#### Aim of the exercise:
Would you pull out every line of the material that contains the string "with"?

╭─ Data segment

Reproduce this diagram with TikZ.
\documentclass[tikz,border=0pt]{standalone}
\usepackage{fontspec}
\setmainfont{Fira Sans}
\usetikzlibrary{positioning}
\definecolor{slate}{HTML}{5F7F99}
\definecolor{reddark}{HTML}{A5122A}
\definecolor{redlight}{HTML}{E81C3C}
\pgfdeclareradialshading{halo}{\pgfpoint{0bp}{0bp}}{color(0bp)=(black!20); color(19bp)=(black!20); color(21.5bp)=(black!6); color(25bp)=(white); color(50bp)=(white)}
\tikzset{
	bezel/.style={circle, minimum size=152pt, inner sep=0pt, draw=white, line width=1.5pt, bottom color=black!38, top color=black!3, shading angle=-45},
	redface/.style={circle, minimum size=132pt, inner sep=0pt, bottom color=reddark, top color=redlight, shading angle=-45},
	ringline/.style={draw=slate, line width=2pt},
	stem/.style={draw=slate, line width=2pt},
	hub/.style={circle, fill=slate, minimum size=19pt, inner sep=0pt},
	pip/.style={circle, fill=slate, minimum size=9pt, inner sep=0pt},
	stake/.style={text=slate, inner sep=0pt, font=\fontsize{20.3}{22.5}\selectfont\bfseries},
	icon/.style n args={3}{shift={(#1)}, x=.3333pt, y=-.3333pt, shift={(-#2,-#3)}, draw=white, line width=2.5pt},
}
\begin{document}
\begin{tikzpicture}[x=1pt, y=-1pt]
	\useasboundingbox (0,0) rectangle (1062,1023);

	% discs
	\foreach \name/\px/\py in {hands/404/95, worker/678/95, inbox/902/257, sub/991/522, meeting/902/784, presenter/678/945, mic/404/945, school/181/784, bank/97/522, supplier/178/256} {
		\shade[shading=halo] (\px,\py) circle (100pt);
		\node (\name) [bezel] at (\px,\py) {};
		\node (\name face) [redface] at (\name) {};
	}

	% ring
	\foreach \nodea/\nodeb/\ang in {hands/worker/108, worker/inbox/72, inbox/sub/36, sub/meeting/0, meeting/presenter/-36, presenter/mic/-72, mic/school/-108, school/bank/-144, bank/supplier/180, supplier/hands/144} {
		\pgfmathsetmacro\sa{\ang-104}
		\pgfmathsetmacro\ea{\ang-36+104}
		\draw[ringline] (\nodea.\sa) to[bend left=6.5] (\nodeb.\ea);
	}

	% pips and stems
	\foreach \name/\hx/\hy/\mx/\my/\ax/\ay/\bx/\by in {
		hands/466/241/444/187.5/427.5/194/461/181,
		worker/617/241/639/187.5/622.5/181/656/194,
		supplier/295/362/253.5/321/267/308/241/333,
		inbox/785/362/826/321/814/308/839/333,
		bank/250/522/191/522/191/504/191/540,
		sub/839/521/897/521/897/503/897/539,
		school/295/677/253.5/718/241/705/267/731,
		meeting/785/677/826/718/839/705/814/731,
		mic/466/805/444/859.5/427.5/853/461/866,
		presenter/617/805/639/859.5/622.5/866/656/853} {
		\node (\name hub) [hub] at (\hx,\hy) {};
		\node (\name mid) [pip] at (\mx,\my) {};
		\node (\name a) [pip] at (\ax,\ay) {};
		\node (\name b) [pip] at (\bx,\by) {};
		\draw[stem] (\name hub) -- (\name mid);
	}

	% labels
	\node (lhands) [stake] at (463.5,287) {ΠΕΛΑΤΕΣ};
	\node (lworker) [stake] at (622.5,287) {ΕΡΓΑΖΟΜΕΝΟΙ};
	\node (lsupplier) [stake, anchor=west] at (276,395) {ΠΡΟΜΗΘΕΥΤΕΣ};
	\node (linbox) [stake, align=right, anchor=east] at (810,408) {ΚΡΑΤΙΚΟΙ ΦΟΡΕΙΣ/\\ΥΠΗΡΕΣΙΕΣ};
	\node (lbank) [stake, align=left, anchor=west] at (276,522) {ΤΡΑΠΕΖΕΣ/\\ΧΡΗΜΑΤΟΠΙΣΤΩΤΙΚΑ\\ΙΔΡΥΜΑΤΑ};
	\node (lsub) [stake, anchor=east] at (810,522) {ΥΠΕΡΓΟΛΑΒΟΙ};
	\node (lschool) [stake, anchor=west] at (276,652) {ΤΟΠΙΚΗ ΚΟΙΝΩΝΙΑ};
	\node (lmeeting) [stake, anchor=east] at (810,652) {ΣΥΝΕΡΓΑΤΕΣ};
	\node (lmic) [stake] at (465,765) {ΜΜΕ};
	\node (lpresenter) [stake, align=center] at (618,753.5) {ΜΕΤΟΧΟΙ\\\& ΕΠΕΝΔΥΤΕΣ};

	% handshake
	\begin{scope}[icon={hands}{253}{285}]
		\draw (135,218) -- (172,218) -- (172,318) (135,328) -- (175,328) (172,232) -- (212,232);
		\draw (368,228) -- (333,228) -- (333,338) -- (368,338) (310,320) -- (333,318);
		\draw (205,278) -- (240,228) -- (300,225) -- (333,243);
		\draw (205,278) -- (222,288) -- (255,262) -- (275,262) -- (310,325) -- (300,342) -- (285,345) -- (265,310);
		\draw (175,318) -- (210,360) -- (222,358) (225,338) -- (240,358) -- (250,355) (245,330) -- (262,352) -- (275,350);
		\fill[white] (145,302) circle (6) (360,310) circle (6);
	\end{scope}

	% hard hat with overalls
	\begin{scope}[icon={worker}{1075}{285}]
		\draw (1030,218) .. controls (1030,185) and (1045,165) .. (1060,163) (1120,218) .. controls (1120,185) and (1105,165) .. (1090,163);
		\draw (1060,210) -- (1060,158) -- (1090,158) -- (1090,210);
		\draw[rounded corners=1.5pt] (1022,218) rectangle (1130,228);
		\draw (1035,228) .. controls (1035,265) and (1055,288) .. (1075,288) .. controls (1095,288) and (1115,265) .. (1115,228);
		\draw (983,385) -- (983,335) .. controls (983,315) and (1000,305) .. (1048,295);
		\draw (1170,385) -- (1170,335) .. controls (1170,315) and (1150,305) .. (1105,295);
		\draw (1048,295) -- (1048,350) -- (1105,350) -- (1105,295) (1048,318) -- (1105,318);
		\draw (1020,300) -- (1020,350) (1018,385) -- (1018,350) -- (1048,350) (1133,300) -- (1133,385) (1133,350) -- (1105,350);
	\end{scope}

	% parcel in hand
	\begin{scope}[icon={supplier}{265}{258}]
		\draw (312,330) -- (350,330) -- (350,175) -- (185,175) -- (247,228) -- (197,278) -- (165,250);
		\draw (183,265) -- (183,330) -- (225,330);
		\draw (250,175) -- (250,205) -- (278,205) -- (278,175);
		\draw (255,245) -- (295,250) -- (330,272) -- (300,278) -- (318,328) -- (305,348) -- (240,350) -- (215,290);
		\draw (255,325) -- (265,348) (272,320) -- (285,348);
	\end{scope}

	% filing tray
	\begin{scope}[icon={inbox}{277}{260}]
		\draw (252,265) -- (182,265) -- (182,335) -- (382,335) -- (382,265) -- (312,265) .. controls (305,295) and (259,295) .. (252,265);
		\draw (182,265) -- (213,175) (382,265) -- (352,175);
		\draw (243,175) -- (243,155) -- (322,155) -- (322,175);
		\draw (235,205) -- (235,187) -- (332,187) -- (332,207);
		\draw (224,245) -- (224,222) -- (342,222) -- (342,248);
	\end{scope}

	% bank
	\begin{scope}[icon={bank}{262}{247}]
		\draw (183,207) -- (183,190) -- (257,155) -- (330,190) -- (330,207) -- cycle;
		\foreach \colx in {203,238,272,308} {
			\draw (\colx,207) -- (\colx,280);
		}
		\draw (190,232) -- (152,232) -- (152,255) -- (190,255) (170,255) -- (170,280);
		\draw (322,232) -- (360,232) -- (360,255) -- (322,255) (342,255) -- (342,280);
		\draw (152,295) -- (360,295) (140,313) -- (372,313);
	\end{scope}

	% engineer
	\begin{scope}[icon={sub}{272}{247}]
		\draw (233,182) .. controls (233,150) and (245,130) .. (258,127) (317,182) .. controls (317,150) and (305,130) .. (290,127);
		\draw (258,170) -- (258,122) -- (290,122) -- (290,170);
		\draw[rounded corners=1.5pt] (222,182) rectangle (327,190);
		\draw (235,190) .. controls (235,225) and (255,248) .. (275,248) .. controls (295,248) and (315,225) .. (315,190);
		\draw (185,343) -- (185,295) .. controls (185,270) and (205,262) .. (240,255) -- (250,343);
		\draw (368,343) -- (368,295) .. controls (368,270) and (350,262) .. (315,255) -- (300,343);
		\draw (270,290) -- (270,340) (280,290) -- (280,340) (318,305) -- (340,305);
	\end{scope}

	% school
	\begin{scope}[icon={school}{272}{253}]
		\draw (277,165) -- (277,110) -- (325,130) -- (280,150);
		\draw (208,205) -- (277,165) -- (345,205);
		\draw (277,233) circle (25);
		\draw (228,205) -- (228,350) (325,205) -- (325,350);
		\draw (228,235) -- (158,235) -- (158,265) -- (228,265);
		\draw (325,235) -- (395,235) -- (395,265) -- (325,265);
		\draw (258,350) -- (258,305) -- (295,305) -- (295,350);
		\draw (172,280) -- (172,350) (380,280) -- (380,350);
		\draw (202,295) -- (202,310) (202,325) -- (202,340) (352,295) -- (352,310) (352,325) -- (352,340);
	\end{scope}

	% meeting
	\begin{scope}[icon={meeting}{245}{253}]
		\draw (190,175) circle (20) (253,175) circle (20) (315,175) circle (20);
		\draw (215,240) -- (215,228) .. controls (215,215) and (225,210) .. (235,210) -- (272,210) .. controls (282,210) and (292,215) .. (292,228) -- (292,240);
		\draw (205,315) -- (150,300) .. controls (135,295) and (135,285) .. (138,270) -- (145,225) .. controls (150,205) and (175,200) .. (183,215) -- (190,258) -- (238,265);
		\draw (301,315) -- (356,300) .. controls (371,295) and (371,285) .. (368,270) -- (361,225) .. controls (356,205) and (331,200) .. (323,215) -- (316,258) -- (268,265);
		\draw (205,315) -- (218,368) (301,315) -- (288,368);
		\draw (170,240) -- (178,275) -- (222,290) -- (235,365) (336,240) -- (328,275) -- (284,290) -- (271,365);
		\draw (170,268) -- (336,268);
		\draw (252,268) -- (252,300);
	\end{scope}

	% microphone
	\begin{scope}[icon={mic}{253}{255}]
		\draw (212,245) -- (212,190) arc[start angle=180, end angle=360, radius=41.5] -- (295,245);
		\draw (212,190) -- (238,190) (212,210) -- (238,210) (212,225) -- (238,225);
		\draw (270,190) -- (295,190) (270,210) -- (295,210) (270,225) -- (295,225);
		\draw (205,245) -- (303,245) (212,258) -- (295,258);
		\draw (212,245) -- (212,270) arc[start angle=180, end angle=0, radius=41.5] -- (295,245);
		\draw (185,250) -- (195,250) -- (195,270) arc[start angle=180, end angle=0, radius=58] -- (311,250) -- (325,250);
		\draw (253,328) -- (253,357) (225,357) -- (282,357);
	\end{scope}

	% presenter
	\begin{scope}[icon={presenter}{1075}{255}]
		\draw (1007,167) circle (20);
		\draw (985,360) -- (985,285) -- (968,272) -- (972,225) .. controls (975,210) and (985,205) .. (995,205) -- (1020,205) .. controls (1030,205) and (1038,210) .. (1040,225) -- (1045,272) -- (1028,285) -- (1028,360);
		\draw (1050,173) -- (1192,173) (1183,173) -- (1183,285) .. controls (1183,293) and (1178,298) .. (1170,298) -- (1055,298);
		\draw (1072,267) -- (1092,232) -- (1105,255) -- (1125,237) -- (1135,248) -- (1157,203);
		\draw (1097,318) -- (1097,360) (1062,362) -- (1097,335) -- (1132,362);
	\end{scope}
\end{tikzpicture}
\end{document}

╰─

#### The answer:
Reproduce this diagram with TikZ.
	% hard hat with overalls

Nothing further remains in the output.